Wie weitreichend die Wirkung der BDS-Kampagne ist, machte Morin deutlich. Insbesondere Künstler aus dem arabischen Raum müssten in ihren Heimatländern Auftrittsverbote und Anfeindungen fürchten, wenn sie den Eindruck erweckten, auf Festivals zu spielen, die von der israelischen Regierung gesponsert werden. Es sei aber nicht zwangsläufig der Fall, dass arabische Künstler sich tatsächlich mit BDS solidarisieren, wenn sie ihre Teilnahme an einer Veranstaltung absagen, zu deren Boykott die Kampagne aufruft.

Nun wollen Leipziger Kulturschaffende Strategien gegen BDS entwickeln. Auch die Leipziger Politik will gegen BDS vorgehen. Am 5. November legten SPD, CDU und Grüne im Leipziger Stadtrat einen Antrag mit dem Titel »Gegen jeden Antisemitismus!« vor. Darin heißt es: »Leipzig erteilt allen antisemitischen Boykottaufrufen eine klare Absage. Das gilt auch für die BDS-Kampagne (›boycott, divestment and sanctions‹).« Die drei Fraktionen fordern, keine finanziellen Mittel oder Räumlichkeiten für Veranstaltungen der Kampagne bereitzustellen.

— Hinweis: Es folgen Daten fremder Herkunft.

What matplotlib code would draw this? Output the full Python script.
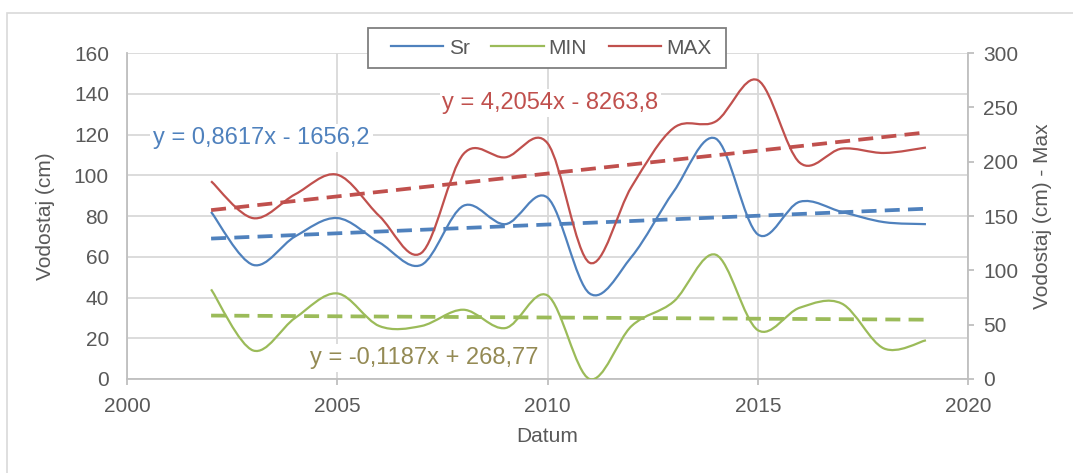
import numpy as np
import matplotlib
matplotlib.use("Agg")
import matplotlib.pyplot as plt
from matplotlib.path import Path
from matplotlib.patches import PathPatch, Rectangle
from matplotlib.lines import Line2D

plt.rcParams['font.family'] = ['Liberation Sans', 'DejaVu Sans']

# data
years = [2002, 2003, 2004, 2005, 2006, 2007, 2008, 2009, 2010,
         2011, 2012, 2013, 2014, 2015, 2016, 2017, 2018, 2019]
sr = [82, 56, 70, 79, 67, 56, 85, 76, 89, 42, 60, 92, 118, 71, 87, 82, 77, 76]
vmin = [44, 14, 30, 42, 26, 26, 34, 25, 41, 0, 26, 38, 61, 24, 35, 37, 15, 19]
vmax = [182, 148, 170, 188, 150, 116, 207, 204, 217, 107, 177, 231, 237, 275,
        199, 212, 208, 213]

# trendline coefficients (slope, intercept) as printed on the chart
trend_sr = [0.8617, -1656.2]
trend_min = [-0.1187, 268.77]
trend_max = [4.2054, -8263.8]

series_names = ['Sr', 'MIN', 'MAX']
x_ticks = [2000, 2005, 2010, 2015, 2020]
left_ticks = [0, 20, 40, 60, 80, 100, 120, 140, 160]
right_ticks = [0, 50, 100, 150, 200, 250, 300]

BLUE = '#4F81BD'
GREEN = '#9BBB59'
RED = '#C0504D'
OLIVE = '#948A54'
GRID = '#D9D9D9'
AXC = '#BFBFBF'
TXT = '#595959'
FS = 15


def smooth_path(x, y):
    # excel-like smoothed line: bezier segments through every point
    n = len(x)
    verts = [(x[0], y[0])]
    codes = [Path.MOVETO]
    for i in range(n - 1):
        x0, y0 = (x[i - 1], y[i - 1]) if i > 0 else (x[i], y[i])
        x3, y3 = (x[i + 2], y[i + 2]) if i + 2 < n else (x[i + 1], y[i + 1])
        c1 = (x[i] + (x[i + 1] - x0) / 6, y[i] + (y[i + 1] - y0) / 6)
        c2 = (x[i + 1] - (x3 - x[i]) / 6, y[i + 1] - (y3 - y[i]) / 6)
        verts += [c1, c2, (x[i + 1], y[i + 1])]
        codes += [Path.CURVE4] * 3
    return Path(verts, codes)


fig = plt.figure(figsize=(10.73, 4.73), dpi=100)
W, H = 1073, 473
ax = fig.add_axes([127 / W, 1 - 379 / H, (968 - 127) / W, (379 - 53) / H])
ax2 = ax.twinx()

# outer chart border
fig.patches.append(Rectangle((7 / W, -0.1), 1.5, 1 - 13 / H + 0.1,
                             transform=fig.transFigure, fill=False,
                             edgecolor=GRID, linewidth=1.2))

ax.set_xlim(2000, 2020)
ax.set_ylim(0, 160)
ax2.set_ylim(0, 300)
ax.set_xticks(x_ticks)
ax.set_yticks(left_ticks)
ax2.set_yticks(right_ticks)

ax.set_axisbelow(True)
ax.grid(True, color=GRID, linewidth=1.3)

for a in (ax, ax2):
    for s in a.spines.values():
        s.set_visible(False)
ax.spines['left'].set_visible(True)
ax.spines['left'].set_color(AXC)
ax.spines['left'].set_linewidth(1.3)
ax.spines['bottom'].set_visible(True)
ax.spines['bottom'].set_color(AXC)
ax.spines['bottom'].set_linewidth(1.3)
ax2.spines['right'].set_visible(True)
ax2.spines['right'].set_color(AXC)
ax2.spines['right'].set_linewidth(1.3)

ax.tick_params(axis='y', length=0, pad=13, labelsize=FS, labelcolor=TXT)
ax.tick_params(axis='x', length=4, width=1.3, color=AXC, pad=9,
               labelsize=FS, labelcolor=TXT)
ax2.tick_params(axis='y', length=4, width=1.3, color=AXC, pad=7,
                labelsize=FS, labelcolor=TXT)

ax.set_xlabel('Datum', fontsize=FS, color=TXT)
ax.xaxis.set_label_coords(0.5, -0.147)
ax.set_ylabel('Vodostaj (cm)', fontsize=FS, color=TXT)
ax.yaxis.set_label_coords(-0.0856, 0.5)
ax2.set_ylabel('Vodostaj (cm) - Max', fontsize=FS, color=TXT)
ax2.yaxis.set_label_coords(1.077, 0.5)

yrs = np.array(years, dtype=float)

# smoothed series
ax.add_patch(PathPatch(smooth_path(yrs, sr), fill=False, edgecolor=BLUE,
                       linewidth=1.6, zorder=3))
ax.add_patch(PathPatch(smooth_path(yrs, vmin), fill=False, edgecolor=GREEN,
                       linewidth=1.6, zorder=3))
ax2.add_patch(PathPatch(smooth_path(yrs, vmax), fill=False, edgecolor=RED,
                        linewidth=1.6, zorder=3))

# linear trendlines
tx = np.array([years[0], years[-1]], dtype=float)
ax.plot(tx, trend_sr[0] * tx + trend_sr[1], color=BLUE, lw=2.7,
        dashes=(4, 2.2), zorder=4)
ax.plot(tx, trend_min[0] * tx + trend_min[1], color=GREEN, lw=2.7,
        dashes=(4, 2.2), zorder=4)
ax2.plot(tx, trend_max[0] * tx + trend_max[1], color=RED, lw=2.7,
         dashes=(4, 2.2), zorder=4)

# trendline equations
box = dict(facecolor='white', edgecolor='none', pad=2)
ax.text(2003.2, 118.3, 'y = 0,8617x - 1656,2', color=BLUE, fontsize=17,
        ha='center', va='center', bbox=box, zorder=5)
ax.text(2010.07, 135.5, 'y = 4,2054x - 8263,8', color=RED, fontsize=17,
        ha='center', va='center', bbox=box, zorder=5)
ax.text(2007.08, 10.3, 'y = -0,1187x + 268,77', color=OLIVE, fontsize=17,
        ha='center', va='center', bbox=box, zorder=5)

# legend box drawn separately to get excel's wide padding
ax2.add_patch(Rectangle((368 / W, 1 - 68 / H), (726 - 368) / W, 40 / H,
                        transform=fig.transFigure, facecolor='white',
                        edgecolor='#7F7F7F', linewidth=1.3, clip_on=False,
                        zorder=9))
handles = [Line2D([], [], color=c, lw=1.6) for c in (BLUE, GREEN, RED)]
leg = ax2.legend(handles, series_names, ncol=3, loc='center',
                 bbox_to_anchor=(551.5 / W, 1 - 48 / H),
                 bbox_transform=fig.transFigure, fontsize=FS, frameon=False,
                 handlelength=2.5, handletextpad=0.25,
                 columnspacing=1.05, borderpad=0.2, borderaxespad=0)
for t in leg.get_texts():
    t.set_color(TXT)
leg.set_zorder(10)

fig.savefig('out.png', dpi=100)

Dies dürfte Veranstaltungsorten wie dem Conne Island wenig nützen. Seit ­einiger Zeit schon versucht der Club, BDS nahestehenden Künstlern das Gespräch anzubieten. Der Erfolg war ­bislang gering: Oft erhält das Zentrum, wie 2016 im Fall des US-amerikanischen Rappers Talib Kweli, keine Antwort auf Nachfragen zu Verbindungen der Künstler zu BDS und sagt Veranstaltungen unter Verzicht auf Einnahmen ab. Kweli hatte zuvor auf Twitter über die Kampagne geschrieben: »Es ist ein friedlicher Boykott, um auf die Apartheid aufmerksam zu machen.«

Eine Bühne für BDS-Propaganda wollen die Veranstalter nicht bereitstellen. »Mit denen ins Gespräch zu kommen, ist wichtig. Aber solange sie nicht bereit sind, kritisch zu reflektieren, was diese Kampagne ist, solange würde ich sie mir auch nicht aufs Po­dium einladen«, sagte einer der Veranstalter des About Blank. Der antiisraeliche Charakter von BDS spielt bei sämtlichen Shitstorms anscheinend ohnehin kaum eine Rolle. »Klar uneindeutig« nannte Beck die Haltung von BDS zum Existenzrecht Israels. Die politischen Implikationen der Kampagne könnten nur darauf hindeuten, dass ein mehrheitlich jüdischer Staat nicht existieren soll. Dass es vielen BDS-Anhängern nicht um eine friedliche Beilegung des Israel-Palästina-Konflikts geht, beweist ihre praktische Militanz.